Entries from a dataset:
====
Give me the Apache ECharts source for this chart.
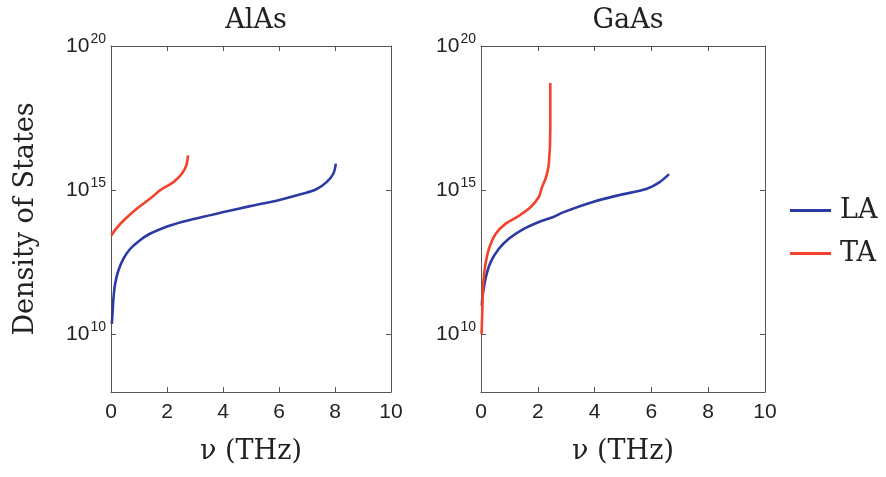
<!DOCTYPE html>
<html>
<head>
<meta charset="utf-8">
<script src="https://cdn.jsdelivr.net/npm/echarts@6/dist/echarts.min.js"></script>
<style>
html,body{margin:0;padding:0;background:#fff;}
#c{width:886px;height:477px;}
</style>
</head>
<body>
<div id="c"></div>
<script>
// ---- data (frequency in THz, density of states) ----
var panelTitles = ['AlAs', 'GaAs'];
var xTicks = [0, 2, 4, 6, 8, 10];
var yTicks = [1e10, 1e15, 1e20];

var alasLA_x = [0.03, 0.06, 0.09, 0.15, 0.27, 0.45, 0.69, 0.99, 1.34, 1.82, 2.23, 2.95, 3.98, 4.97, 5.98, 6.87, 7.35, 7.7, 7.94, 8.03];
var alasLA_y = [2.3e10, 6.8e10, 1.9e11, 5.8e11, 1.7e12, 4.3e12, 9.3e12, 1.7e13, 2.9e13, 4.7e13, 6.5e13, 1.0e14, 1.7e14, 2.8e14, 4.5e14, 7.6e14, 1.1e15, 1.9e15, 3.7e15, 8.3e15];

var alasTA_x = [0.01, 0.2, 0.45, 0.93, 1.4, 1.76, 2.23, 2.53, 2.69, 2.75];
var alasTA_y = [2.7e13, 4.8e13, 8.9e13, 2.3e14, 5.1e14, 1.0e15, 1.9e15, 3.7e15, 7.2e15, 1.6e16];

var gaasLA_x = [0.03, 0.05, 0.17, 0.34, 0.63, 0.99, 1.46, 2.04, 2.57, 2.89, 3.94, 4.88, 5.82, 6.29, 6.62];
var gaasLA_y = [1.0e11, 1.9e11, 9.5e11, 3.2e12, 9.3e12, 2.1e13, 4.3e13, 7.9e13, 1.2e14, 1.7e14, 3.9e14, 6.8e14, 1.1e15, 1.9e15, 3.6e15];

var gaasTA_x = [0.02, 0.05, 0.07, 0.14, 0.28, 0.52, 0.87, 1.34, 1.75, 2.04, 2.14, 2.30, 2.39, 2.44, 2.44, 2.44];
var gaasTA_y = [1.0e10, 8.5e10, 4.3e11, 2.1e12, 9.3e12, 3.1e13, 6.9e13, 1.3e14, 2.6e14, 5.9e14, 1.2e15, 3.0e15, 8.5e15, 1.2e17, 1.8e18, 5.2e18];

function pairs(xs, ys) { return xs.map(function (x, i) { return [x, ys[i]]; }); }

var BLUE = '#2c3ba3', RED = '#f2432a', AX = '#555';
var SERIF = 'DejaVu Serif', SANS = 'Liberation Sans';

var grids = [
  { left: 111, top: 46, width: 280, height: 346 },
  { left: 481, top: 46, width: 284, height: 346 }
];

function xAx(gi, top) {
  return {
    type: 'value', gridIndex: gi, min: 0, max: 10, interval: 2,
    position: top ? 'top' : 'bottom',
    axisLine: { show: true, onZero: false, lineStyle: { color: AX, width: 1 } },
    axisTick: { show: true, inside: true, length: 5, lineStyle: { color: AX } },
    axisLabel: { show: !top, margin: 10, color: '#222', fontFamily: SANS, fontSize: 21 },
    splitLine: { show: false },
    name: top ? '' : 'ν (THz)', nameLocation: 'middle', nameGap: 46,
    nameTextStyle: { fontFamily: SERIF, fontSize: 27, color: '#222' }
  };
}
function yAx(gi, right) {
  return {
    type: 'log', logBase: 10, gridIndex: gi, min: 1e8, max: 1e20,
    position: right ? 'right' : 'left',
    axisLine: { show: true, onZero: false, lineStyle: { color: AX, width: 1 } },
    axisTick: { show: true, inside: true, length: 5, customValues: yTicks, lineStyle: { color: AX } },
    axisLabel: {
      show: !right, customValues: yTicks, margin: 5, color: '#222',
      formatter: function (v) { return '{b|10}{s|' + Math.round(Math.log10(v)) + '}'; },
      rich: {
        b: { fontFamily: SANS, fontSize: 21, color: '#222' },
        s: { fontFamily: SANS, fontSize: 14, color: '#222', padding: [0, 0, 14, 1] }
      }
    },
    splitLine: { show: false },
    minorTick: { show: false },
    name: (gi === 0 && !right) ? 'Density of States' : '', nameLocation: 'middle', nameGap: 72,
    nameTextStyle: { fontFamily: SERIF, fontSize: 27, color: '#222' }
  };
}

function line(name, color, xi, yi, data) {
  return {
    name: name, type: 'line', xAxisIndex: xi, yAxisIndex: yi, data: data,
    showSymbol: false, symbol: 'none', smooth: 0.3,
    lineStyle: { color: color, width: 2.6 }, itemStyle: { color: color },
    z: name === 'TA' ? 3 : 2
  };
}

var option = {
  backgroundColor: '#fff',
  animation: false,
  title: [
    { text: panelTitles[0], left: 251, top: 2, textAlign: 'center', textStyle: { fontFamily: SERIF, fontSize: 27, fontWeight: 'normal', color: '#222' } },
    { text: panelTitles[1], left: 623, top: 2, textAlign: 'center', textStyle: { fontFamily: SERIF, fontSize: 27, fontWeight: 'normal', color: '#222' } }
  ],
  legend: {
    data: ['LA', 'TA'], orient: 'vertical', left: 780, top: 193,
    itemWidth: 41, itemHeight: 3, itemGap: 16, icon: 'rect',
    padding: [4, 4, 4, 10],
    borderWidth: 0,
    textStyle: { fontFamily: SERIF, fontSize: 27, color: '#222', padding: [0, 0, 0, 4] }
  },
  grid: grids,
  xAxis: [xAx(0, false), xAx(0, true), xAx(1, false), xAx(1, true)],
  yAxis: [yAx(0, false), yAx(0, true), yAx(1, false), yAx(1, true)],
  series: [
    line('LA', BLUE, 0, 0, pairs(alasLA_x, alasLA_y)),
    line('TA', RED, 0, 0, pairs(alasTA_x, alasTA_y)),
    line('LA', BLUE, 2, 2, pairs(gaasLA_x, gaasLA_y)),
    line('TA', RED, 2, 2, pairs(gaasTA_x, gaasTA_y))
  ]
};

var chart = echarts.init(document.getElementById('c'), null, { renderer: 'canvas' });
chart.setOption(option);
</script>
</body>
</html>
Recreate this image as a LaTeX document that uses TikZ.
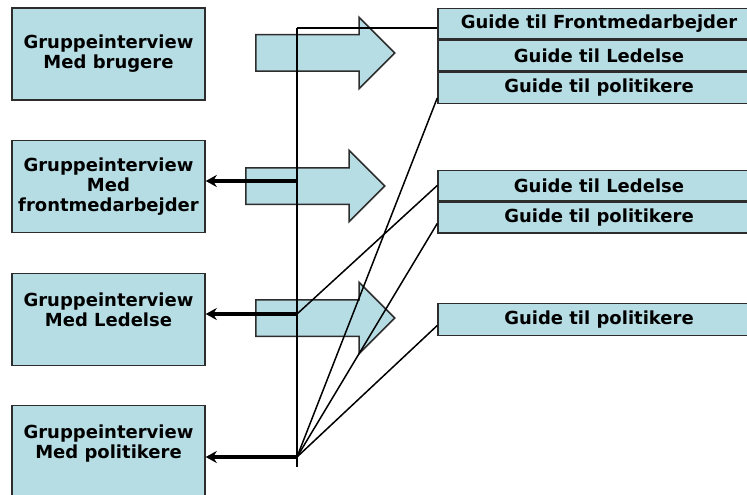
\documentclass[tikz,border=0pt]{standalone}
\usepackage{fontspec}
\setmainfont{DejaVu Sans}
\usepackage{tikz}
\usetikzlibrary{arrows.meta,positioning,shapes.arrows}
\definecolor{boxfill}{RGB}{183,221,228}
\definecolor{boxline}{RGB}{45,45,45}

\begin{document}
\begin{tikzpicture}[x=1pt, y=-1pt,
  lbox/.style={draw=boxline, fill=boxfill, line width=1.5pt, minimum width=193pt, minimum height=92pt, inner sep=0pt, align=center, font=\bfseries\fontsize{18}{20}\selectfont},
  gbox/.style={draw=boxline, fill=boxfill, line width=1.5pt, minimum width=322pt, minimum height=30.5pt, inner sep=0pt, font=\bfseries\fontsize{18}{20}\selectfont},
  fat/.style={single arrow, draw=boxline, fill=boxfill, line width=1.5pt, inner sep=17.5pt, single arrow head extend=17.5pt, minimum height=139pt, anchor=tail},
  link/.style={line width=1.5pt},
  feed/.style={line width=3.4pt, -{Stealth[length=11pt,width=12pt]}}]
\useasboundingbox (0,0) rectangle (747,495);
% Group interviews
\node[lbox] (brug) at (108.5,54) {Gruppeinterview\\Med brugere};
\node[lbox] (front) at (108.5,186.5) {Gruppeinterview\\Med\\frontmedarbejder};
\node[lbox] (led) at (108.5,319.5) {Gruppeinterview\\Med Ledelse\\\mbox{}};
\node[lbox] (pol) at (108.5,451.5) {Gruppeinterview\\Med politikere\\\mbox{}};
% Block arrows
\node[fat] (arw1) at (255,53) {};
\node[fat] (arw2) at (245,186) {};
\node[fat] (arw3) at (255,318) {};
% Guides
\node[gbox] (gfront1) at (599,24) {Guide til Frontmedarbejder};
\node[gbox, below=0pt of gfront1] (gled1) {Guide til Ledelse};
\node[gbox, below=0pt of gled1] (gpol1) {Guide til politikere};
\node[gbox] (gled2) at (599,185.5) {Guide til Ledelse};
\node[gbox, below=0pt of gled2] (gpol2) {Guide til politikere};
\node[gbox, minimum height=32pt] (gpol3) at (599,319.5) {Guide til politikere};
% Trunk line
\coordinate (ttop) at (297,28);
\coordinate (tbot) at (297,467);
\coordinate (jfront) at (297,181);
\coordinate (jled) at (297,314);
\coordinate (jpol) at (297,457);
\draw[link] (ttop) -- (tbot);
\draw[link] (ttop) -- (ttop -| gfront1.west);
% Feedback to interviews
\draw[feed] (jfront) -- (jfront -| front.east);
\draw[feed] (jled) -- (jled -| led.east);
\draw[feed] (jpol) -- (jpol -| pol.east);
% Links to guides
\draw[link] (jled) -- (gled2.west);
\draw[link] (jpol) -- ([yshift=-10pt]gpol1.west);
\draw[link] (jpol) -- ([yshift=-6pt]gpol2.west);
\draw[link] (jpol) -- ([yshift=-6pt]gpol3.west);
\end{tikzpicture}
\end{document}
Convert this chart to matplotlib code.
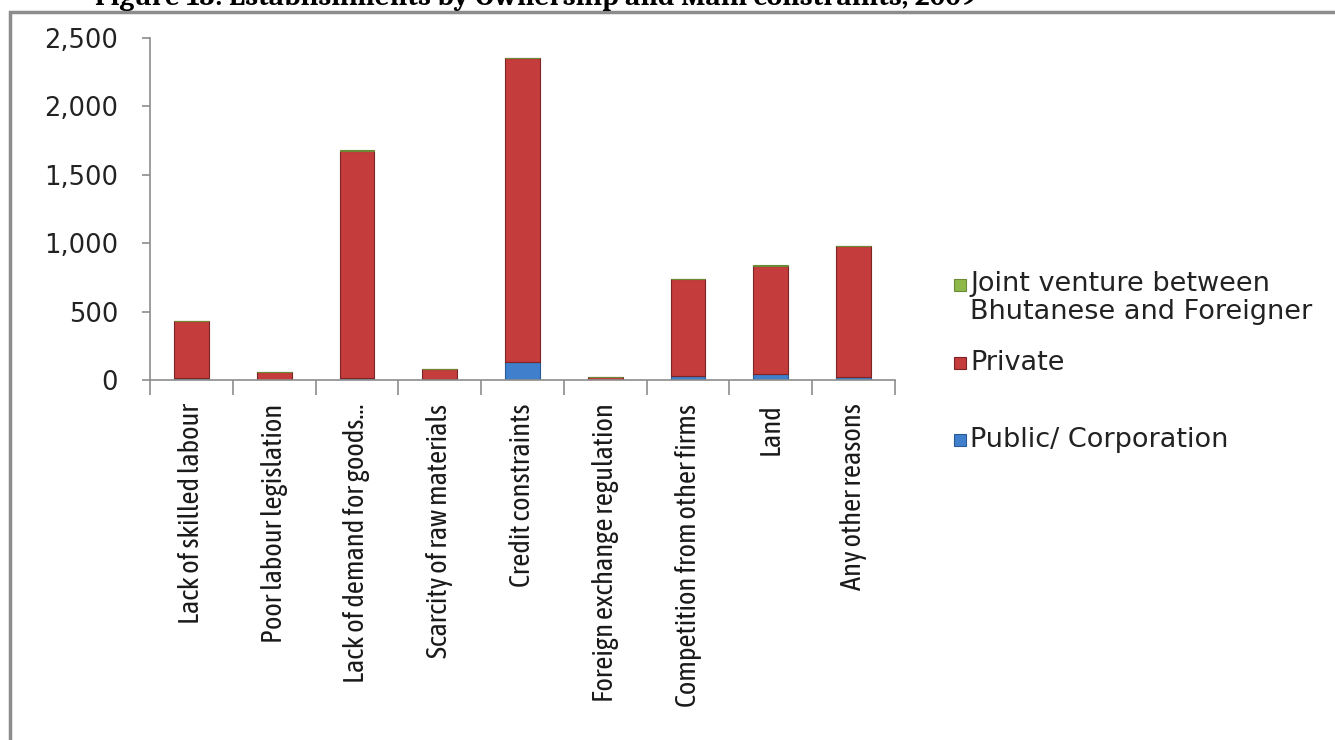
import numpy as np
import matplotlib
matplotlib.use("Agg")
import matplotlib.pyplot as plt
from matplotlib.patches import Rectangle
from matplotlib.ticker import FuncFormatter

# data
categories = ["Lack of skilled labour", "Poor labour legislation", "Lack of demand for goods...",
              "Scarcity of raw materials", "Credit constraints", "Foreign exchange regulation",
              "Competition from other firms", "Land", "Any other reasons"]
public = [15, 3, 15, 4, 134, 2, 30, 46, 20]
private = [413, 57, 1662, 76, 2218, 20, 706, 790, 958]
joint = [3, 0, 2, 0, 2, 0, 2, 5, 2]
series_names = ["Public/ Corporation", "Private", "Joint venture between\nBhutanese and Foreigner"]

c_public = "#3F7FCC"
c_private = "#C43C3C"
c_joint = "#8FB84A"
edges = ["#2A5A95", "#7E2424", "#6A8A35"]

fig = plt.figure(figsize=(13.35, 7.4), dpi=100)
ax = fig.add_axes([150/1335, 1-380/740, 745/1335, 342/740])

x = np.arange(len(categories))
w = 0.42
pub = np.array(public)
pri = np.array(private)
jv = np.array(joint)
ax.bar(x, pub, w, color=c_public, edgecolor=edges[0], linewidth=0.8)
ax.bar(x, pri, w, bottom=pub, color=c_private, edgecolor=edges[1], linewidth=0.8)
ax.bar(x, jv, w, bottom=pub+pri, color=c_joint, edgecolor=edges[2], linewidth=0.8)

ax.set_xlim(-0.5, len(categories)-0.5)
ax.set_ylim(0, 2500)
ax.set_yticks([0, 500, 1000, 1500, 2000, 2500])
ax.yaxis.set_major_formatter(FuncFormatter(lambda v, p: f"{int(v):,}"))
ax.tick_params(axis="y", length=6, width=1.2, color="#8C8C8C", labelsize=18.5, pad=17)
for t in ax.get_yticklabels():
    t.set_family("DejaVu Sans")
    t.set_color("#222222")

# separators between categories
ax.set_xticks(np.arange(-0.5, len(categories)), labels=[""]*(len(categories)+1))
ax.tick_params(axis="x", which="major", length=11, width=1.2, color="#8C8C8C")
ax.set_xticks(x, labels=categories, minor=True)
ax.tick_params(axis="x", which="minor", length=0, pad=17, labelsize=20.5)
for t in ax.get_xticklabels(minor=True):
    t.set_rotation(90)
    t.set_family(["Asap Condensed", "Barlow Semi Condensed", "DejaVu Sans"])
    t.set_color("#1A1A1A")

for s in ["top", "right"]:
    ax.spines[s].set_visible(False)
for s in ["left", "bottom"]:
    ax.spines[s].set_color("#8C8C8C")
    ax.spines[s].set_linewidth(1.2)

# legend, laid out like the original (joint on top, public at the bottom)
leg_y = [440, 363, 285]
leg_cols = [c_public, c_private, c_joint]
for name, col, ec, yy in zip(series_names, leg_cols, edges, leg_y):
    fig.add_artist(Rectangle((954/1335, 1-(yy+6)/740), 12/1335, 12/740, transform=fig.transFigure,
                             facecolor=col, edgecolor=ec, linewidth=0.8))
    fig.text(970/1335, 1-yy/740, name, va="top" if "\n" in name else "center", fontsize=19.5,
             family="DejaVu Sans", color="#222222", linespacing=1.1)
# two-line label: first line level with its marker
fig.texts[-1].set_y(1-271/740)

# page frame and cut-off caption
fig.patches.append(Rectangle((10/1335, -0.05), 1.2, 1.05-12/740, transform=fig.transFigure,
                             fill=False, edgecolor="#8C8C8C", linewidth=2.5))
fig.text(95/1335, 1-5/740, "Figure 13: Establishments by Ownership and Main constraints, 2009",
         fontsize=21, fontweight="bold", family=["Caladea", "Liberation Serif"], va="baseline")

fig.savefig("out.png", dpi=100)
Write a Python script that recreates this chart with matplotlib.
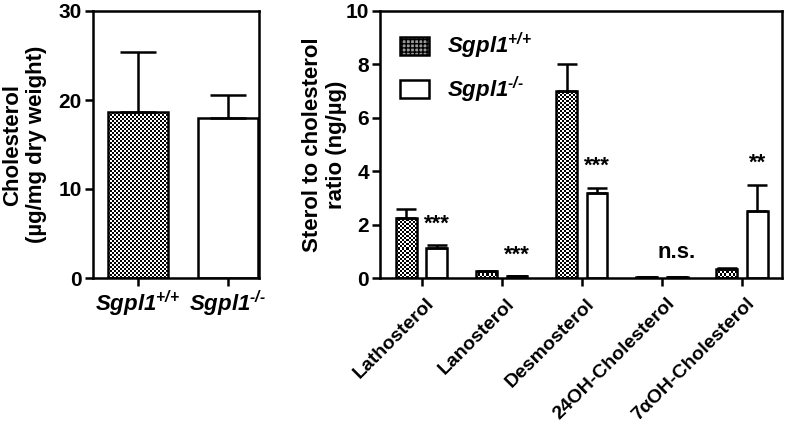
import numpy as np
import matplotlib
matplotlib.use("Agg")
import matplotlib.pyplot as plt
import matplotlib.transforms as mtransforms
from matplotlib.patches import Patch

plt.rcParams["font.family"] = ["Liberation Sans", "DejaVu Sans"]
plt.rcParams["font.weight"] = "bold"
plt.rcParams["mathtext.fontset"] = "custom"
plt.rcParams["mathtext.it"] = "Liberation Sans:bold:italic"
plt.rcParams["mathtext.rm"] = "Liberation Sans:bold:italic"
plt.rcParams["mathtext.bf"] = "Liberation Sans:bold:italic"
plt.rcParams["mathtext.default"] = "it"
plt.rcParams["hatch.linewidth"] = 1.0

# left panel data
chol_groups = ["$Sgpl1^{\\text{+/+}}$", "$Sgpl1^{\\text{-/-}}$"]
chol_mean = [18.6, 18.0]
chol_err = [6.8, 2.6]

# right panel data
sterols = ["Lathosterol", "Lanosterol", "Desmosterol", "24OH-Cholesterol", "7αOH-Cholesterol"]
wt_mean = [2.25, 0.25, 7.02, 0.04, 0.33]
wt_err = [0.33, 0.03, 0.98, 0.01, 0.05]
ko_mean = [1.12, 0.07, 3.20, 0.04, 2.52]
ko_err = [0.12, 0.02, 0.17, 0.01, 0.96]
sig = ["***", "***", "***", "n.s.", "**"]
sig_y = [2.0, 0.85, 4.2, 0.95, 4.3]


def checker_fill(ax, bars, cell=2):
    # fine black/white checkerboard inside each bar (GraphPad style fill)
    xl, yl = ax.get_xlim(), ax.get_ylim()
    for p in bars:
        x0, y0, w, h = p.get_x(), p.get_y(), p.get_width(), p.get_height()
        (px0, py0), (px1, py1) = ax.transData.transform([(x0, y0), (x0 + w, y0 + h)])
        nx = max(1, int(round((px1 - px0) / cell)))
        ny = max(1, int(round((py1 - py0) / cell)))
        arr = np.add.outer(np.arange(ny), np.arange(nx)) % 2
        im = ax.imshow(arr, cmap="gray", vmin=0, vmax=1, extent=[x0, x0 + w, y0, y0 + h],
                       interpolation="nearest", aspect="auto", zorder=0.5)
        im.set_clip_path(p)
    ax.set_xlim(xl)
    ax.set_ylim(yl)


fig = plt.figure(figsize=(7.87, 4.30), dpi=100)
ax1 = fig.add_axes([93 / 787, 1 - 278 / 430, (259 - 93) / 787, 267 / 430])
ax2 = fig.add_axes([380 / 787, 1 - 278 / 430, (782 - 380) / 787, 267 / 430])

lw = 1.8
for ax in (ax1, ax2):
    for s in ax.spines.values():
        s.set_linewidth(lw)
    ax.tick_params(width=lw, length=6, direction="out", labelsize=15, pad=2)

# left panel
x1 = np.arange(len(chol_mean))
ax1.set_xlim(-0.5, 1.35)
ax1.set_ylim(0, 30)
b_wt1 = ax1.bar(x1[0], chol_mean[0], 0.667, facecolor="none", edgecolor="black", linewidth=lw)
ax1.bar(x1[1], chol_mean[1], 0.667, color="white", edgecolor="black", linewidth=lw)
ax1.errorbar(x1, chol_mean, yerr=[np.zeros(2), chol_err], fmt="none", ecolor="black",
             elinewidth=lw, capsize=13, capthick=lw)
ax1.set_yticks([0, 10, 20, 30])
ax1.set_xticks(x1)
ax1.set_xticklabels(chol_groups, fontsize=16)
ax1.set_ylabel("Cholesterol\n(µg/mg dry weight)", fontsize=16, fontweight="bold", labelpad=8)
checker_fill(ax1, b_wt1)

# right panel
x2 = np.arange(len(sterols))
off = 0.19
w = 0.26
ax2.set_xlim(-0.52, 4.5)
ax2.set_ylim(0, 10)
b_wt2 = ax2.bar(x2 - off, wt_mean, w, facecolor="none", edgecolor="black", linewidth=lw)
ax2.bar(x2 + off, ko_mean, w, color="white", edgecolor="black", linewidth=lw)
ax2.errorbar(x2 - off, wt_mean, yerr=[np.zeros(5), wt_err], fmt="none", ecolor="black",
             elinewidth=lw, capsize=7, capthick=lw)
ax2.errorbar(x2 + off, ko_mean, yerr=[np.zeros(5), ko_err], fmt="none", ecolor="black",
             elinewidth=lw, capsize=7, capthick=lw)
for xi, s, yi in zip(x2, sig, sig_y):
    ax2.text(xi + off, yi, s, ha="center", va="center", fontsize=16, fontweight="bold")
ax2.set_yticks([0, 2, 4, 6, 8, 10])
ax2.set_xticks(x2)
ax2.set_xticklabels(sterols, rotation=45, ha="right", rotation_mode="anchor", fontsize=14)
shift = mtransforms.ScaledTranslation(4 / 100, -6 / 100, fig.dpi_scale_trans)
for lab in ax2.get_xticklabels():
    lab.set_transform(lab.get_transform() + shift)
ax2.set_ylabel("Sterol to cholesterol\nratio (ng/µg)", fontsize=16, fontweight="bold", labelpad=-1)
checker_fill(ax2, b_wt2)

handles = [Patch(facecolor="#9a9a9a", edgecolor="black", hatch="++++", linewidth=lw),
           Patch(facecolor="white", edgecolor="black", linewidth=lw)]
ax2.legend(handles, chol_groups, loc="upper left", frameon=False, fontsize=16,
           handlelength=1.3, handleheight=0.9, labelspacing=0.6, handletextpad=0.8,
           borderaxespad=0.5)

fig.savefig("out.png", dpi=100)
====
**TASK DETAILS**: Copy each line from the data above that includes "script".

**EXERCISE OUTPUT**:
<script src="https://cdn.jsdelivr.net/npm/echarts@6/dist/echarts.min.js"></script>
<script>
</script>
Write a Python script that recreates this chart with matplotlib.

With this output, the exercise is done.